Australia today said the search for the crashed Malaysian jet was now entering a new phase and would transition over the coming days to an intensified undersea exploration, after weeks of a fruitless aerial hunt.
Autonomous underwater vehicle Bluefin 21, a US Navy probe equipped with side-scan sonar which is scouring the ocean floor for traces of the lost plane, has completed mission 16, the Joint Agency Coordination Centre (JACC) said.
Issuing a statement, the Perth-based JACC said Bluefin-21, which has completed its search of the 314 sq km zone around the area where signals were detected by the Towed Pinger Locator, will continue to search adjacent areas. "Mission 17 will commence when weather conditions improve allowing Bluefin-21 to be safely launched from Australian Defence Vessel Ocean Shield," it said adding that the Ocean Shield ship would remain on station supporting Bluefin-21's search activity.
Over the coming days the vessels that remain on standby for the search would transition to and from the search area. A Royal Australian Air Force AP-3C Orion would also remain on standby in Perth, JACC said.
Meanwhile, a Fairfax report today also quoted JACC as saying that the location identified by the Australian marine exploration company GeoResonance for the missing Malaysia Airlines Flight MH370 was not in the Australian search zone. "The Australian led search is relying on information from satellite and other data to determine the missing aircraft's location," JACC said adding, "The location specified by the GeoResonance report is not within the search arc derived from this data. The joint international team is satisfied that the final resting place of the missing aircraft is in the southerly portion of the search arc," it said.

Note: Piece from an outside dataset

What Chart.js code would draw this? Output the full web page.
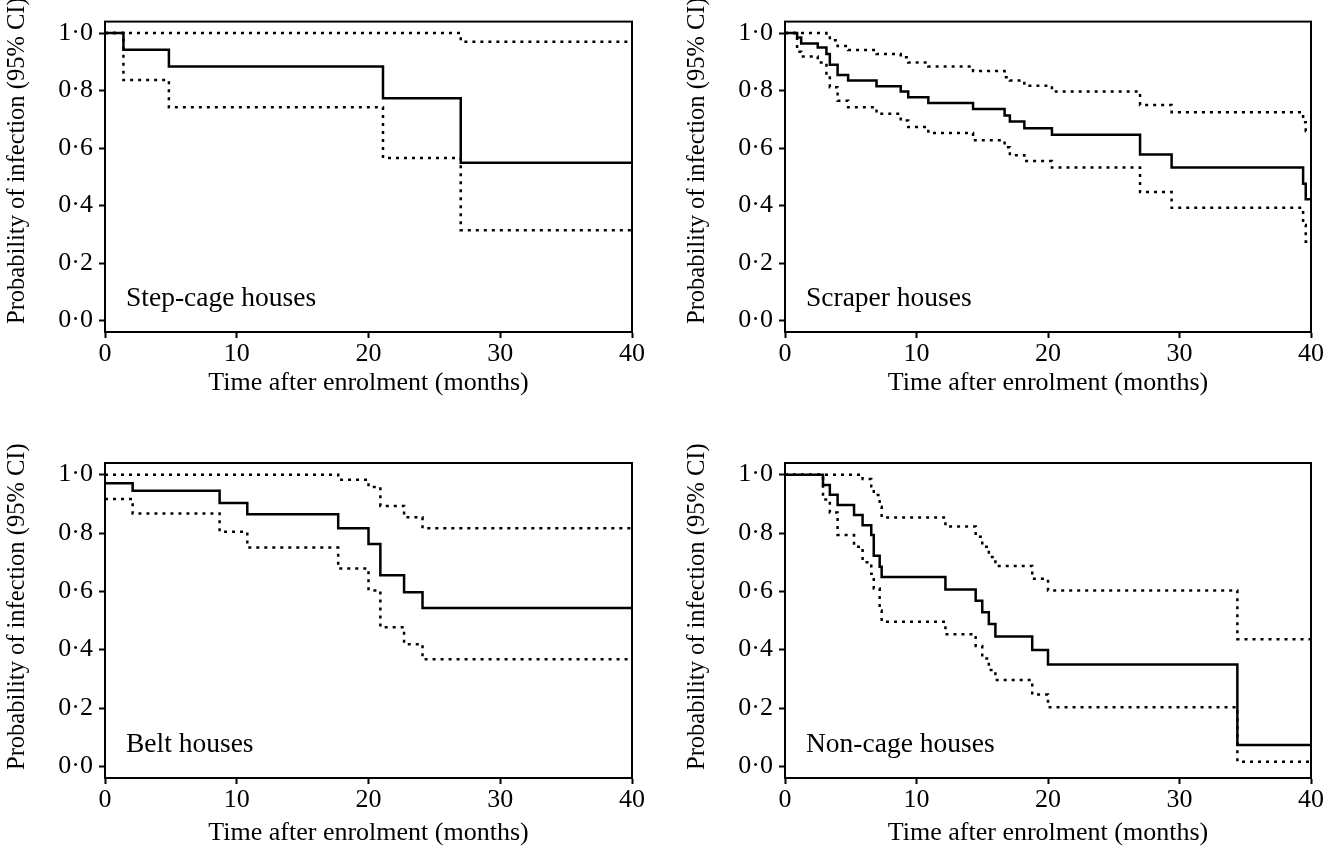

Adelaide-based GeoResonance yesterday claimed that it may have found the wreckage of the crashed Malaysian jet in the Bay of Bengal, even as countries searching for the plane said they were assessing the "credibility of this information". Also yesterday, Malaysia named a former aviation expert to lead the international probe team to find the "actual cause" of the mysterious disappearance of its jet even as the aerial hunt to find any trace of the plane was called off after seven weeks. The Boeing 777-200 with 239 people, including five Indians on board, mysteriously vanished on March 8 en route to Beijing from Kuala Lumpur and is now believed to have crashed in the Indian Ocean, where the Australia-led effort is under way to recover its black boxes and wreckage.